Вдоль фасада с узорными решетками на окнах стоянка машин запрещалась. Вход в здание выглядел так, словно в доме не было ничего серьезного. Два прапорщика-охранника располагались внутри помещения у входа в вестибюль.
Прогулочный дворик для арестованных отделяла от улицы высокая кирпичная стена с колючкой, натянутой поверху. Дворик небольшой, асфальтированный. На прогулки выводили дважды в день. С высоты заключенных прекрасно видно.
После внимательного изучения обстановки Парикмахер выбрал позицию на водонапорной башне. Она располагалась в полосе отвода товарной станции. Башня была построена в первые годы советской власти и предназначалась для заправки паровозов. С уходом локомотивов в историю башню ломать не стали и оставили «на всякий случай». Нижнюю дверь закрыли на висячий «амбарный» замок.
Парикмахеру не составило большого труда с помощью отмычки проникнуть внутрь. Башня стояла возле тупика, забитого старыми товарными вагонами. Они ожидали очереди для мелкого ремонта. На этом участке путей, заросшем бурьяном, люди появлялись редко.
Парикмахер поднимался вверх осторожно. Ступени винтовой лестницы угрожающе скрипели под ногами: ржавое железо уже забыло, когда на него ступали люди. В свете фонарика то и дело возникали космы серой паутины, свисавшей со стен. Пахло прелью и машинным маслом.
Парикмахер взобрался на верхнюю площадку, открыл портфель, достал веник и старательно вымел металлический пол. Пыль он сбрасывал внутрь лестничного пролета. После этого подошел к смотровому окну и отодрал прикрывавшие его доски.
Достал бинокль и внимательно, с дотошностью артиллерийского наблюдателя осмотрел территорию станции и прилегавшую к ней улицу.
Пространство перед зданием прокуратуры и контрразведки, внутренний дворик просматривались с высоты прекрасно.
Парикмахер дождался выхода заключенных на прогулку. Их было трое. Лица людей, приближенные оптикой, оказались вполне узнаваемы.
Увиденное удовлетворило Парикмахера. Он уложил бинокль в портфель, прикрыл амбразуру фанеркой и двинулся вниз, сметая со ступенек лестницы пыль. Оставлять следов не хотелось.
Два дня подряд, не ленясь, продолжал наблюдать. Установил, что полковника Блинова выводят на прогулку в одиночестве и разрешают оставаться во дворике дольше, чем другим.

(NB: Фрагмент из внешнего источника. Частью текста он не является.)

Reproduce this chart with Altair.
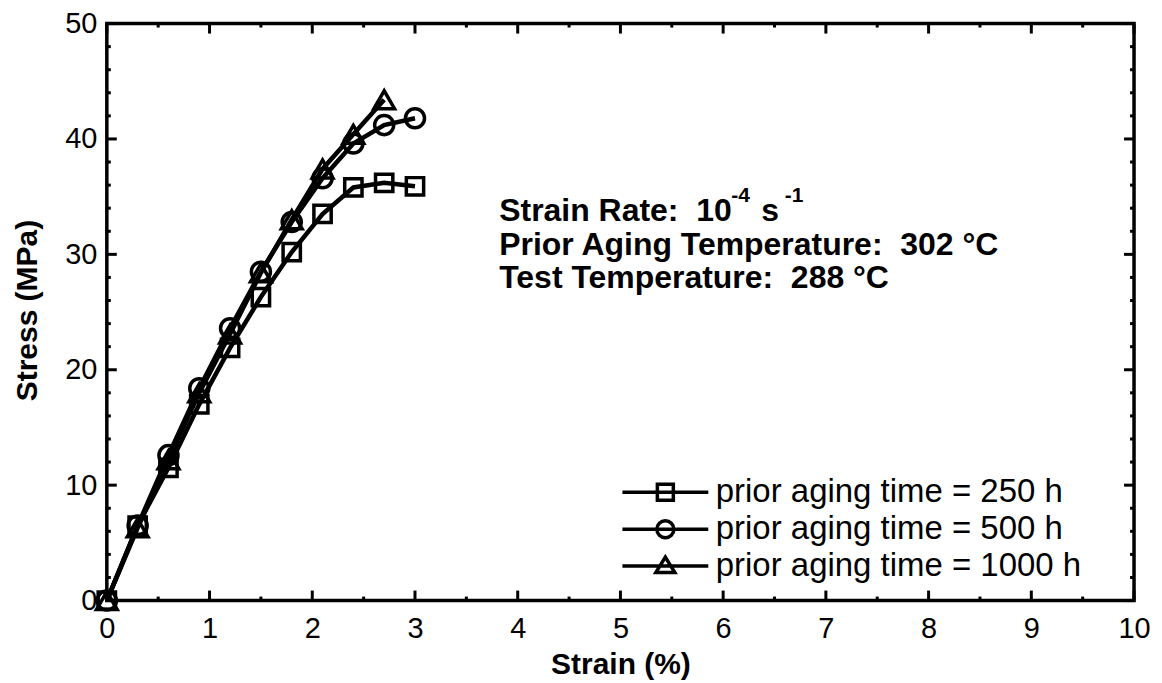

Перед тем как отправиться в засаду, Парикмахер зашел в кафе на Приморском бульваре. Заказал чашечку кофе с двумя пирожными безе. Пока официантка ходила за заказом, Парикмахер вынул из кармана полиэтиленовый пакет и высыпал в него сигаретные окурки, доверху заполнявшие керамическую пепельницу. Пакет убрал, чтобы унести с собой.